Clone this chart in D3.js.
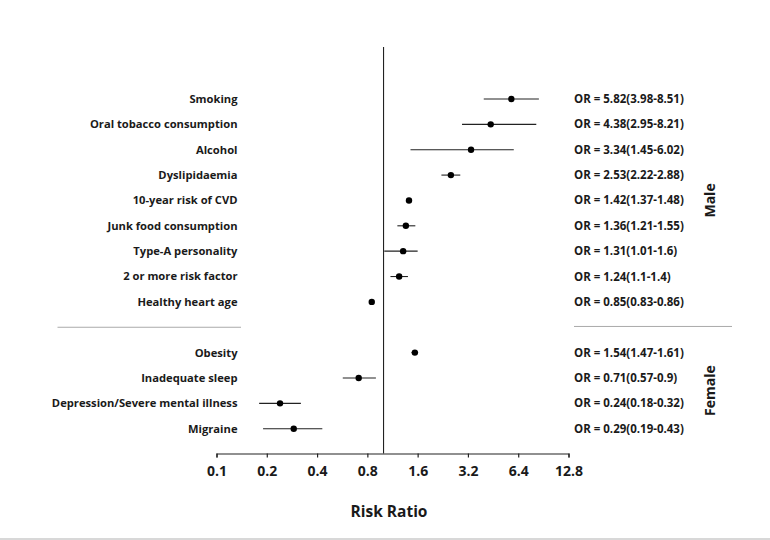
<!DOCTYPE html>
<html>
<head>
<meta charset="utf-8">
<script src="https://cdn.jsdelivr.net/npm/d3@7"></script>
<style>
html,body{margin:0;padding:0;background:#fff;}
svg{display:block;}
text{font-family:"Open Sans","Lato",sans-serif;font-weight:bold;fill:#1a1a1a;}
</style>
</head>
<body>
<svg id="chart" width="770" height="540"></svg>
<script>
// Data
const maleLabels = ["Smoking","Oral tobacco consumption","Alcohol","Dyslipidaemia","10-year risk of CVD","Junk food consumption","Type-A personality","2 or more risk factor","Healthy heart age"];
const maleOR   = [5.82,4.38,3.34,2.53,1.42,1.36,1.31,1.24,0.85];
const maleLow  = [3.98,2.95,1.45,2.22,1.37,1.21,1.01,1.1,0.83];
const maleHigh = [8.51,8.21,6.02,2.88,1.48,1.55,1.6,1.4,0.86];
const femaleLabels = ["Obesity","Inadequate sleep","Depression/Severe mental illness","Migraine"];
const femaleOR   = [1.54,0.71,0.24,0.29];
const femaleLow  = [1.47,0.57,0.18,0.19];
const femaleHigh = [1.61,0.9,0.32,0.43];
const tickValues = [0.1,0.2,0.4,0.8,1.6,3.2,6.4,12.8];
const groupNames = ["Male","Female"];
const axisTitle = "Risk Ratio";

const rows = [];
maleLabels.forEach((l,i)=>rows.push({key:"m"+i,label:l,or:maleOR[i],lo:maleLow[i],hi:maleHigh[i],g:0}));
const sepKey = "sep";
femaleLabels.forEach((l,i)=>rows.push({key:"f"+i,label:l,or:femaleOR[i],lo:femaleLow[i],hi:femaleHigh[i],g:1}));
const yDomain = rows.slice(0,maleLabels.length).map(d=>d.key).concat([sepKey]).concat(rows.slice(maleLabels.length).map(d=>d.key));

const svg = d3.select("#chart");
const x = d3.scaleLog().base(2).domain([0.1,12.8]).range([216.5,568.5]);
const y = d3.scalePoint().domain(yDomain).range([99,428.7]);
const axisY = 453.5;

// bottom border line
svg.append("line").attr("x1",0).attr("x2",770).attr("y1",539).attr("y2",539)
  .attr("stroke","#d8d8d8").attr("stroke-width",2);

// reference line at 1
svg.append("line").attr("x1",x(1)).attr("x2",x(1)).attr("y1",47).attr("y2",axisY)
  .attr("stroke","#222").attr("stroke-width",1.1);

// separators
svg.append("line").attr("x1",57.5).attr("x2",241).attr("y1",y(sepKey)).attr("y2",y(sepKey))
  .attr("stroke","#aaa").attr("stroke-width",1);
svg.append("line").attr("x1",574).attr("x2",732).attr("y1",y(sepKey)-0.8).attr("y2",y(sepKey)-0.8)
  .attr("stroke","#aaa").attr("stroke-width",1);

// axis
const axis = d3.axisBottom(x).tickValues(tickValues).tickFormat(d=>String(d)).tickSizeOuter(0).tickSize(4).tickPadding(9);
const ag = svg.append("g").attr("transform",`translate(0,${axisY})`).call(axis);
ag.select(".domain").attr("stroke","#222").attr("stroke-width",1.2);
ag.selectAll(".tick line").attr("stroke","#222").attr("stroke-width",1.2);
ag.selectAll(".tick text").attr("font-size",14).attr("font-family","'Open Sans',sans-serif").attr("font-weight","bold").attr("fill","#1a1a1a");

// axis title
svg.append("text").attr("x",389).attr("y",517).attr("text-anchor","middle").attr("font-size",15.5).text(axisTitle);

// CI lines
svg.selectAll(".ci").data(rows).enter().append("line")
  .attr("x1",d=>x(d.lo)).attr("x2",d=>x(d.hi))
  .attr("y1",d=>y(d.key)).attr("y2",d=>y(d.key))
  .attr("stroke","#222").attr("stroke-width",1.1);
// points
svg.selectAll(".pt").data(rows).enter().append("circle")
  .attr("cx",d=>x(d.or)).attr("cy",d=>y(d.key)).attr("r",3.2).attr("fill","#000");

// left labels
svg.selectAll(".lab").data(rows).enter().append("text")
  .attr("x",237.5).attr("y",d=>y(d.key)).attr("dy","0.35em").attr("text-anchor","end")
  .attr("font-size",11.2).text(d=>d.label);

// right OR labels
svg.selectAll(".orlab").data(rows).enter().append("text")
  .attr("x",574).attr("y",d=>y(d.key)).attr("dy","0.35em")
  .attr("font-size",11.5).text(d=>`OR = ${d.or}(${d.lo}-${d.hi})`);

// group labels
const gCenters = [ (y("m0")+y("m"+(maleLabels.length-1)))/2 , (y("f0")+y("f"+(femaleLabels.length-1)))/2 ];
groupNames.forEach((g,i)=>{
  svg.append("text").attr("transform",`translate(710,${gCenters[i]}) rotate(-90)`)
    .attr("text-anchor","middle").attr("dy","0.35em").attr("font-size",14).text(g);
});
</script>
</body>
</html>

┄┄┄┄┄┄

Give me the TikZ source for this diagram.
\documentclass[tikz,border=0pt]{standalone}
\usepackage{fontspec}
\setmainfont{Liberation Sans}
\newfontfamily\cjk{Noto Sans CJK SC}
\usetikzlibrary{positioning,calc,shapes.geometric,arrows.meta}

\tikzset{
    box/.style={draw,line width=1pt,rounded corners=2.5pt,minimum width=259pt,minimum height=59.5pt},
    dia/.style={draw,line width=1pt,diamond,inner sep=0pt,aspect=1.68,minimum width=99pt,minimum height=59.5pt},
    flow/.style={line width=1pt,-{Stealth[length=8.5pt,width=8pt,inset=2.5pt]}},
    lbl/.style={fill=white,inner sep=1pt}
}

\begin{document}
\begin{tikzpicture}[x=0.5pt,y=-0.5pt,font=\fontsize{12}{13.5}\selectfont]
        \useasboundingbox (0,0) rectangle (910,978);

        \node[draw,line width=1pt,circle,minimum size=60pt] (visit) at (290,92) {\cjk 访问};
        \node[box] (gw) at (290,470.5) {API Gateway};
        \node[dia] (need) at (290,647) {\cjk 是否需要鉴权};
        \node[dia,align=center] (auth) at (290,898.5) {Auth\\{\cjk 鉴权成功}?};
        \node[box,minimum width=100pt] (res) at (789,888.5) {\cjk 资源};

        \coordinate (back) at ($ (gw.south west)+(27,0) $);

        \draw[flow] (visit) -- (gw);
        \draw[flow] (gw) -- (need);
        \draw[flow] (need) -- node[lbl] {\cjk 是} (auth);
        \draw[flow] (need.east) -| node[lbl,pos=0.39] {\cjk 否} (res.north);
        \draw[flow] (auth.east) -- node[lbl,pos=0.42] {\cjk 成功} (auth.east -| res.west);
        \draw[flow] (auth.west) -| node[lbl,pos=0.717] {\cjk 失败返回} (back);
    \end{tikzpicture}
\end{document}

┄┄┄┄┄┄

• [What is asked]
Across the entries above, how many lines contain "chart"? Provide only the count.

• [Output of the task]
3